The goal of that banked money is to be a reserve for expenses (medical, emergency travel, family emergency). If the banks block the funds, what's the point of having it at all. Get hit by a bus and can't pay the medical expenses because the bank has a hold on your funds?
Passport, tm-30, passport photo. Residency certificate are type specific so your need separate ones for banking, drivers license(s), vehicle purchase/transfer/registration. RC's are valid for 30 days. I take along my lease agreement too.
Depends on your country and their DTA with Thailand. Depends on the source of the money. Depends on if you've been in Thailand for more than 180 days in a calendar year. So the answer is "it depends". Giving more complete info will get a more definitive answer.
you don't understand the difference between tax residency and tax liability. You never lose your liability for taxes in USA even if you are a tax resident in one or more other countries.
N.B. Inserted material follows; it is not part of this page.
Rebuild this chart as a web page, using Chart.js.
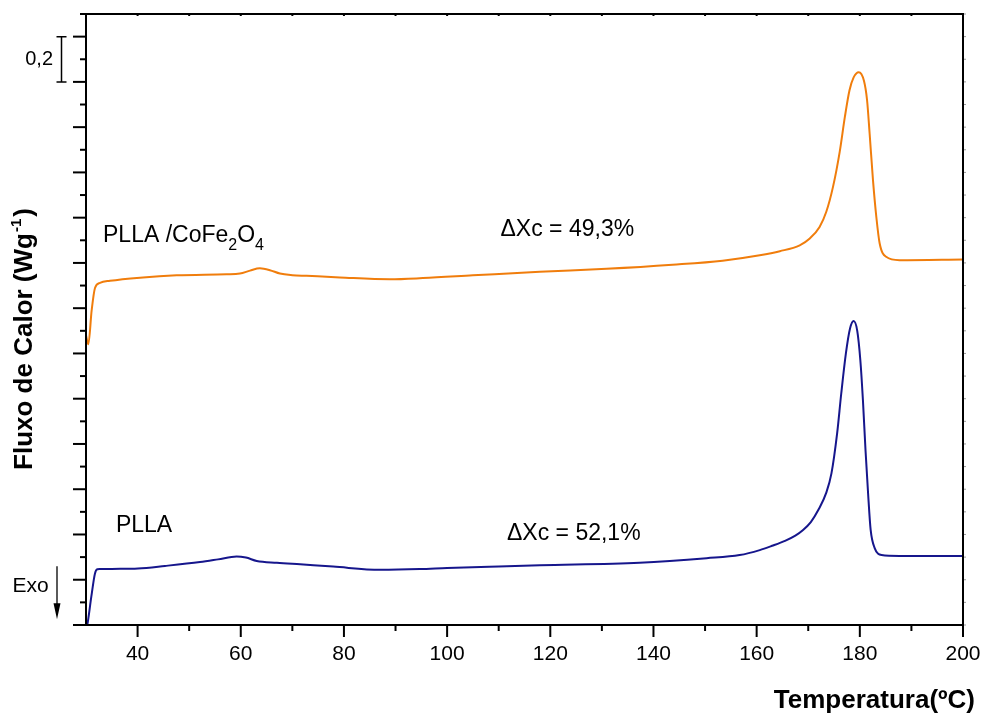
<!DOCTYPE html>
<html>
<head>
<meta charset="utf-8">
<script src="https://cdn.jsdelivr.net/npm/chart.js@4/dist/chart.umd.min.js"></script>
<style>
  html, body { margin: 0; padding: 0; background: #fff; }
  canvas { display: block; }
</style>
</head>
<body>
<canvas id="dsc" width="984" height="713"></canvas>
<script>
// DSC heating scans: temperature (°C) against heat flow (W/g, curves offset)
const tempPLLA = [30.0, 30.25, 31.03, 31.74, 32.19, 32.71, 35.0, 40.08, 45.3, 52.1, 55.6, 59.2, 61.0, 63.1, 67.0, 71.5, 77.9, 87.0, 94.7, 100.0, 110.0, 118.0, 137.3, 150.3, 156.7, 160.6, 163.0, 165.5, 167.5, 169.0, 170.5, 172.0, 173.5, 174.5, 175.6, 176.4, 177.3, 178.1, 178.8, 179.5, 180.1, 180.6, 181.1, 181.6, 182.1, 182.9, 184.2, 187.7, 200.0];
const fluxPLLA = [-0.02, 0.0, 0.125, 0.228, 0.246, 0.247, 0.248, 0.250, 0.261, 0.278, 0.290, 0.303, 0.298, 0.283, 0.275, 0.268, 0.258, 0.244, 0.247, 0.252, 0.259, 0.264, 0.275, 0.295, 0.309, 0.331, 0.350, 0.372, 0.395, 0.420, 0.455, 0.510, 0.585, 0.670, 0.847, 1.023, 1.200, 1.310, 1.343, 1.300, 1.170, 0.994, 0.773, 0.582, 0.420, 0.339, 0.309, 0.305, 0.305];

const tempComposite = [30.0, 30.45, 31.1, 31.74, 32.71, 34.65, 41.04, 47.57, 57.26, 59.84, 61.8, 63.71, 65.65, 67.59, 70.0, 72.76, 79.21, 88.9, 95.3, 104.99, 117.97, 130.9, 143.7, 153.4, 160.6, 164.5, 168.35, 170.3, 172.2, 173.5, 174.8, 176.1, 177.1, 178.0, 178.8, 179.8, 180.8, 181.4, 181.9, 182.55, 183.2, 183.85, 185.1, 187.7, 200.0];
const fluxComposite = [1.28, 1.241, 1.391, 1.489, 1.512, 1.521, 1.536, 1.545, 1.550, 1.553, 1.566, 1.576, 1.568, 1.553, 1.546, 1.543, 1.536, 1.528, 1.533, 1.545, 1.561, 1.574, 1.592, 1.610, 1.634, 1.652, 1.678, 1.708, 1.759, 1.826, 1.936, 2.091, 2.245, 2.363, 2.420, 2.443, 2.405, 2.320, 2.172, 1.966, 1.803, 1.686, 1.627, 1.612, 1.615];

const xTickLabels = ['40', '60', '80', '100', '120', '140', '160', '180', '200'];
const crystallinityLabels = ['ΔXc = 52,1%', 'ΔXc = 49,3%'];
const scaleBarValue = 0.2;
const scaleBarLabel = '0,2';

const FONT = "'Liberation Sans', Arial, Helvetica, sans-serif";
const toPoints = (xs, ys) => xs.map((x, i) => ({ x: x, y: ys[i] }));

// Frame, tick marks, titles and in-plot annotations
const decorations = {
  id: 'decorations',
  beforeDraw(chart) {
    const ctx = chart.ctx;
    ctx.save();
    ctx.fillStyle = '#ffffff';
    ctx.fillRect(0, 0, chart.width, chart.height);
    ctx.restore();
  },
  afterDraw(chart) {
    const ctx = chart.ctx;
    const a = chart.chartArea;
    const xs = chart.scales.x, ys = chart.scales.y;
    ctx.save();
    ctx.strokeStyle = '#000';
    ctx.fillStyle = '#000';

    // left-axis ticks: long every 0.2, short in between
    ctx.lineWidth = 2;
    ys.ticks.forEach(t => {
      const p = ys.getPixelForValue(t.value);
      const major = Math.round(t.value * 10) % 2 === 0;
      const len = major ? 13 : 6;
      ctx.beginPath();
      ctx.moveTo(a.left - len, p);
      ctx.lineTo(a.left, p);
      ctx.stroke();
    });
    // bottom-axis ticks
    xs.ticks.forEach(t => {
      if (t.value <= xs.min) return;
      const p = xs.getPixelForValue(t.value);
      const major = t.value % 20 === 0;
      const len = major ? 12 : 6;
      ctx.beginPath();
      ctx.moveTo(p, a.bottom);
      ctx.lineTo(p, a.bottom + len);
      ctx.stroke();
      // small inner marks on the top edge
      ctx.beginPath();
      ctx.moveTo(p, a.top);
      ctx.lineTo(p, a.top + 2);
      ctx.stroke();
    });
    // faint marks on the right edge
    ctx.save();
    ctx.strokeStyle = '#999';
    ctx.lineWidth = 1;
    ys.ticks.forEach(t => {
      const p = ys.getPixelForValue(t.value);
      ctx.beginPath();
      ctx.moveTo(a.right, p);
      ctx.lineTo(a.right + 3, p);
      ctx.stroke();
    });
    ctx.restore();

    // plot frame
    ctx.lineWidth = 2;
    ctx.strokeRect(a.left, a.top, a.right - a.left, a.bottom - a.top);

    // x-axis title
    ctx.font = 'bold 26px ' + FONT;
    ctx.textAlign = 'right';
    ctx.textBaseline = 'alphabetic';
    ctx.fillText('Temperatura(ºC)', 975, 708);

    // y-axis title, rotated, with superscript unit
    ctx.save();
    ctx.translate(32, 339);
    ctx.rotate(-Math.PI / 2);
    const mainA = 'Fluxo de Calor (Wg';
    const sup = '-1';
    const mainB = ')';
    ctx.font = 'bold 26px ' + FONT;
    const wA = ctx.measureText(mainA).width;
    const wB = ctx.measureText(mainB).width;
    ctx.font = 'bold 15px ' + FONT;
    const wS = ctx.measureText(sup).width;
    let cx = -(wA + wS + 3 + wB) / 2;
    ctx.textAlign = 'left';
    ctx.font = 'bold 26px ' + FONT;
    ctx.fillText(mainA, cx, 0);
    cx += wA + 1;
    ctx.font = 'bold 15px ' + FONT;
    ctx.fillText(sup, cx, -11);
    cx += wS + 2;
    ctx.font = 'bold 26px ' + FONT;
    ctx.fillText(mainB, cx, 0);
    ctx.restore();

    // curve labels
    ctx.textAlign = 'left';
    let px = xs.getPixelForValue(33.3);
    const py = ys.getPixelForValue(1.693);
    const parts = [['PLLA /CoFe', 0, 23], ['2', 8, 16], ['O', 0, 23], ['4', 8, 16]];
    parts.forEach(([txt, dy, size]) => {
      ctx.font = size + 'px ' + FONT;
      ctx.fillText(txt, px, py + dy);
      px += ctx.measureText(txt).width;
    });
    ctx.font = '23px ' + FONT;
    ctx.fillText('PLLA', xs.getPixelForValue(35.8), ys.getPixelForValue(0.411));
    ctx.fillText(crystallinityLabels[1], xs.getPixelForValue(110.35), ys.getPixelForValue(1.718));
    ctx.fillText(crystallinityLabels[0], xs.getPixelForValue(111.6), ys.getPixelForValue(0.375));

    // exothermic direction marker
    ctx.font = '21px ' + FONT;
    ctx.fillText('Exo', 12.5, 591.5);
    const ax = a.left - 29;
    const yTop = ys.getPixelForValue(0.26);
    const yTip = ys.getPixelForValue(0.025);
    ctx.lineWidth = 1.3;
    ctx.beginPath();
    ctx.moveTo(ax, yTop);
    ctx.lineTo(ax, yTip - 14);
    ctx.stroke();
    ctx.beginPath();
    ctx.moveTo(ax - 3.5, yTip - 16);
    ctx.lineTo(ax + 3.5, yTip - 16);
    ctx.lineTo(ax, yTip);
    ctx.closePath();
    ctx.fill();

    // scale bar for heat flow
    const bx = a.left - 24.5;
    const b1 = ys.getPixelForValue(2.6);
    const b2 = ys.getPixelForValue(2.6 - scaleBarValue);
    ctx.lineWidth = 1.5;
    ctx.beginPath();
    ctx.moveTo(bx, b1); ctx.lineTo(bx, b2);
    ctx.moveTo(bx - 5, b1); ctx.lineTo(bx + 5, b1);
    ctx.moveTo(bx - 5, b2); ctx.lineTo(bx + 5, b2);
    ctx.stroke();
    ctx.font = '20px ' + FONT;
    ctx.textAlign = 'right';
    ctx.fillText(scaleBarLabel, 53, 65);

    ctx.restore();
  }
};

new Chart(document.getElementById('dsc'), {
  type: 'line',
  data: {
    datasets: [
      {
        label: 'PLLA',
        data: toPoints(tempPLLA, fluxPLLA),
        borderColor: '#16168c',
        borderWidth: 2,
        pointRadius: 0,
        fill: false,
        cubicInterpolationMode: 'monotone'
      },
      {
        label: 'PLLA /CoFe2O4',
        data: toPoints(tempComposite, fluxComposite),
        borderColor: '#f07d0c',
        borderWidth: 2,
        pointRadius: 0,
        fill: false,
        cubicInterpolationMode: 'monotone'
      }
    ]
  },
  options: {
    responsive: false,
    animation: false,
    devicePixelRatio: 1,
    layout: { padding: { top: 14, right: 21, bottom: 0, left: 0 } },
    plugins: { legend: { display: false }, tooltip: { enabled: false } },
    scales: {
      x: {
        type: 'linear',
        min: 30,
        max: 200,
        grid: { display: false, drawTicks: false },
        border: { display: false },
        ticks: {
          stepSize: 10,
          autoSkip: false,
          maxRotation: 0,
          padding: 17,
          color: '#000',
          font: { family: FONT, size: 21 },
          callback: v => (xTickLabels.includes(String(v)) ? String(v) : '')
        },
        afterFit: s => { s.height = 88; s.paddingLeft = 0; s.paddingRight = 0; }
      },
      y: {
        type: 'linear',
        min: 0,
        max: 2.7,
        grid: { display: false, drawTicks: false },
        border: { display: false },
        ticks: { stepSize: 0.1, display: false },
        afterFit: s => { s.width = 86; s.paddingTop = 0; s.paddingBottom = 0; }
      }
    }
  },
  plugins: [decorations]
});
</script>
</body>
</html>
You are wrong.
In theory, if you moved here and deposited before July 1, you would be a tax resident in the current year and could be liable for tax. But it depends on the source of the 800k. If you can show it came from social security then it wouldn't be taxed according to the DTA with USA. Easiest is not too move till after July 1, then you won't be a tax resident for 2025. Given your writing this on jun-30, assume you won't be a tax resident.
If you're coming in a non-o, you'll basically need to leave the 800k in a Thai bank for 14 months (technically for 3 months following your first extension with balance not taking below 400k, then back to 800k 2 months before your 2nd extension. If you have 12 consecutive deposited of 65k prior to your 2nd extension you can convert to the 65k/month method and can take it the 800k.